I wanted to ignore the obviously ill-conceived rant, which the author dubbed a “manifesto,” about parents who send their children to private school being “bad” people. Nancy French had already written on its folly, and members of the National Review staff had already piled on — big time — on Twitter:

Jonah Goldberg: “If we had no public schools, but required education, then everybody could go to private school! Boom. Everyone could be equally bad.”

The more polite of two tweets from Charles C.W. Cooke: “Schools are provided for all. This doesn’t mean you are obliged to use them. The norm isn’t using state services, it is not using them.”

Jim Geraghty: “If You Denounce a Large Segment of the Public as ‘Bad’, Based on One Decision That’s None of Your Business, in Slate, You Are a Bad Person.”

Kevin D. Williamson: “If you live in the suburbs rather than a dangerous ghetto, you are a bad person.”

But my husband, Jim, and I take this as a personal affront, as we have seven children who have attended both private and public schools. Currently, of those under 18, four are in public school and one is in private. But if we could afford to send all of them to private school, we would. That does not make us “bad.” From my husband’s own great post on the matter over on AEIdeas:

I certainly don’t want to spend much time refuting writer Allison Benedikt’s fact-free, data-free “argument”: If more upper-middle class and wealthy parents — a.k.a.
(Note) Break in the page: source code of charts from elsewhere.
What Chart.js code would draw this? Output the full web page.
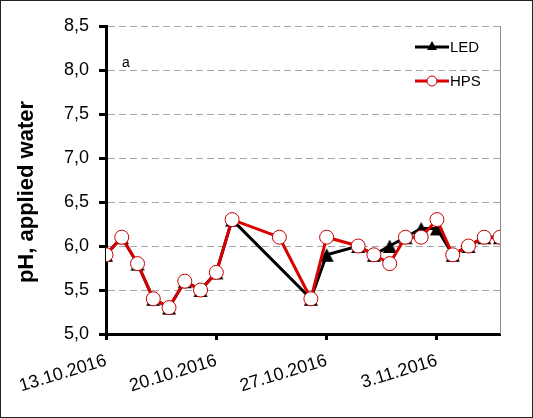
<!DOCTYPE html>
<html><head><meta charset="utf-8">
<script src="https://cdn.jsdelivr.net/npm/chart.js@4/dist/chart.umd.min.js"></script>
<style>html,body{margin:0;padding:0;background:#fff}#wrap{width:533px;height:418px}</style>
</head><body><div id="wrap"><canvas id="c" width="533" height="418"></canvas></div>
<script>
const dates = ['13.10.2016','14.10.2016','15.10.2016','16.10.2016','17.10.2016','18.10.2016','19.10.2016','20.10.2016','21.10.2016','24.10.2016','26.10.2016','27.10.2016','29.10.2016','30.10.2016','31.10.2016','1.11.2016','2.11.2016','3.11.2016','4.11.2016','5.11.2016','6.11.2016','7.11.2016'];
const ledValues = [5.9,6.1,5.8,5.4,5.3,5.6,5.5,5.7,6.3,null,5.4,5.9,6.0,5.9,6.0,6.1,6.2,6.2,5.9,6.0,6.1,6.1];
const hpsValues = [5.9,6.1,5.8,5.4,5.3,5.6,5.5,5.7,6.3,6.1,5.4,6.1,6.0,5.9,5.8,6.1,6.1,6.3,5.9,6.0,6.1,6.1];
const xTickLabels = ['13.10.2016','20.10.2016','27.10.2016','3.11.2016'];
const xEndLabel = '7.11.2016';
const yMin = 5.0, yMax = 8.5, yStep = 0.5;

function toDay(s){const p=s.split('.').map(Number);return Date.UTC(p[2],p[1]-1,p[0])/86400000;}
const day0 = toDay(dates[0]);
const xs = dates.map(d=>toDay(d)-day0);
const tickDays = xTickLabels.map(d=>toDay(d)-day0);
const xMax = toDay(xEndLabel)-day0;
const ledData = xs.map((x,i)=>({x:x,y:ledValues[i]}));
const hpsData = xs.map((x,i)=>({x:x,y:hpsValues[i]}));

const FONT = '"Liberation Sans", Arial, sans-serif';

const tri = document.createElement('canvas');
tri.width = 16; tri.height = 16;
(function(){const g=tri.getContext('2d');g.fillStyle='#000';g.beginPath();g.moveTo(8,1.5);g.lineTo(15,15);g.lineTo(1,15);g.closePath();g.fill();})();

const extras = {
  id:'extras',
  afterDraw(chart){
    const {ctx, chartArea:a} = chart;
    ctx.save();
    ctx.strokeStyle='#8c8c8c'; ctx.lineWidth=1;
    ctx.beginPath(); ctx.moveTo(a.right+0.5,a.top); ctx.lineTo(a.right+0.5,a.bottom); ctx.stroke();
    ctx.strokeStyle='#222'; ctx.lineWidth=1;
    ctx.strokeRect(0.5,0.5,chart.width-1,chart.height-1);
    ctx.save();
    ctx.translate(27,192); ctx.rotate(-Math.PI/2);
    ctx.fillStyle='#000'; ctx.font='bold 22px '+FONT; ctx.textAlign='center'; ctx.textBaseline='middle';
    ctx.fillText('pH, applied water',0,0);
    ctx.restore();
    ctx.fillStyle='#000'; ctx.font='14px '+FONT; ctx.textBaseline='middle'; ctx.textAlign='left';
    ctx.fillText('a',122,63);
    const items=[{t:'LED',c:'#000',p:'tri',y:47},{t:'HPS',c:'#d90000',p:'circ',y:81}];
    items.forEach(it=>{
      ctx.strokeStyle=it.c; ctx.lineWidth=3;
      ctx.beginPath(); ctx.moveTo(415,it.y); ctx.lineTo(449,it.y); ctx.stroke();
      if(it.p==='tri'){
        ctx.fillStyle='#000'; ctx.beginPath(); ctx.moveTo(432,it.y-6); ctx.lineTo(437,it.y+3); ctx.lineTo(427,it.y+3); ctx.closePath(); ctx.fill();
      } else {
        ctx.fillStyle='#fff'; ctx.strokeStyle='#c00000'; ctx.lineWidth=1;
        ctx.beginPath(); ctx.arc(432,it.y,5,0,Math.PI*2); ctx.fill(); ctx.stroke();
      }
      ctx.fillStyle='#000'; ctx.font='15px '+FONT; ctx.textAlign='left'; ctx.textBaseline='middle';
      ctx.fillText(it.t,450,it.y+1);
    });
    ctx.restore();
  }
};

new Chart(document.getElementById('c'),{
  type:'line',
  data:{datasets:[
    {label:'LED',data:ledData,borderColor:'#000',backgroundColor:'#000',borderWidth:3,pointStyle:tri,pointRadius:8,spanGaps:true,tension:0,order:2},
    {label:'HPS',data:hpsData,borderColor:'#d90000',backgroundColor:'#fff',borderWidth:3,pointStyle:'circle',pointRadius:7,pointBorderWidth:1,pointBackgroundColor:'#fff',pointBorderColor:'#c00000',tension:0,order:1}
  ]},
  options:{
    responsive:false,animation:false,
    layout:{padding:{top:26,right:33,left:0,bottom:0}},
    plugins:{legend:{display:false},tooltip:{enabled:false}},
    scales:{
      x:{type:'linear',min:0,max:xMax,
        afterBuildTicks(s){s.ticks=tickDays.map(v=>({value:v}));},
        afterFit(s){s.height=84;},
        grid:{drawOnChartArea:false,tickLength:6,tickColor:'#000',tickWidth:3},
        border:{color:'#000',width:3},
        ticks:{autoSkip:false,minRotation:17,maxRotation:17,color:'#000',font:{family:FONT,size:18},padding:10,
          callback(v){const i=tickDays.indexOf(v);return i>=0?xTickLabels[i]:'';}}
      },
      y:{min:yMin,max:yMax,
        afterFit(s){s.width=106;},
        grid:{color:'#a6a6a6',lineWidth:1,tickLength:7,tickColor:'#000',tickWidth:3},
        border:{color:'#000',width:3,dash:[7,4]},
        ticks:{stepSize:yStep,color:'#000',font:{family:FONT,size:18},padding:10,
          callback(v){return v.toFixed(1).replace('.',',');}}
      }
    }
  },
  plugins:[extras]
});
</script></body></html>
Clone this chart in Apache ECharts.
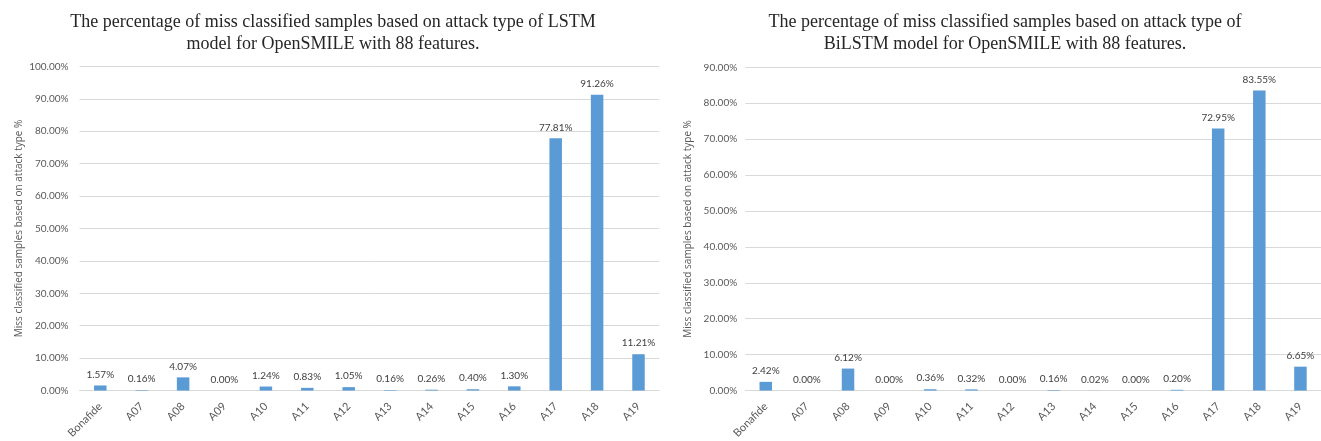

Slate readers, I guess — sent their kids to their local public schools, the U.S. education system would suddenly improve.

…Aren’t the “bad people” — to use Benedikt’s language — here the ones who would trap lower-income and poor kids in their local education monopoly? Or as Alex Tabarrok puts it: “Barricading parents into the poor schools their government offers them is like barricading people into communist East Germany.”

Tabarrok also notes that merely having more activist parents inside a school monopoly might not change much without competition: “When you complain of delay, where is your voice more likely to be heard; at a restaurant or at the department of motor vehicles? It’s the threat of exit that makes people listen.”

Jim also points out that public schools are failing partly because they are residentially assigned, and mentions the study that shows that there is more bang for the public buck when kids are given vouchers to attend private schools.

I myself would like to add to the list of those who are truly the “bad” people in education: the union bosses that fool taxpayers, including their fellow members, into believing that they are fighting for the interests of the children; the teachers who throw a videotape into a machine, spend the rest of the class texting, and consider that “instructing”; the liberal politicians who scare good teachers into rallying against teaching standards (intended to weed out the truly awful teachers) by making them believe everyone is at risk of losing their jobs. The list goes on and on.

We cannot stand by as the Left throws labels at those who understand what will truly make a difference in public education. We all need to bone up on the facts, push back, and not allow them to control the conversation anymore.